Randomness is often used in contracts with a gaming or gambling context. Implementation of randomness via a future block hash and a seed can be observed in the Cryptogs contract, a DApp that provides a version of the game of pogs on the Ethereum blockchain. A commit/reveal scheme is used to avoid the use of an oracle. However, they claim that the added security, compared to a simpler implementation without a commit/reveal mechanic is not worth it for their use case. The additional time and costs related to the extra transactions is not in relation to the monetary value they are handling.

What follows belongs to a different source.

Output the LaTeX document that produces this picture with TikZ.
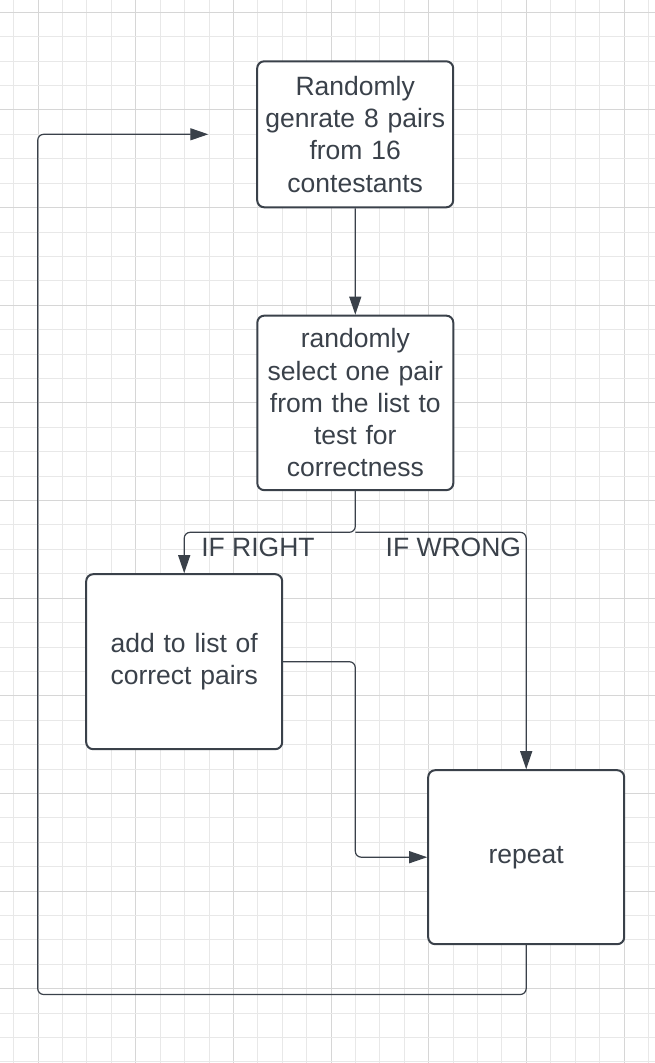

Even though trust is an issue, a lot of contracts seem to be using the services of oracles to access random numbers. All of the observed ones were using Oraclize as their service. The actual source of randomness that Oraclize is getting its numbers from is more heterogeneous. An example for a contract using Oraclize in combination with random.org is vDice, which claims to be the most popular Ether betting game with over 70.000 bets played. Another contract relying on the services of Oraclize is Pray4Prey. In contrast to vDice, random numbers are generated at WolframAlpha.
The general impression is that simpler contracts tend to rely on block hashes and therefore avoid external communications, while more sophisticated contracts and the ones dealing with larger stakes seem to be more likely to use the services of oracles.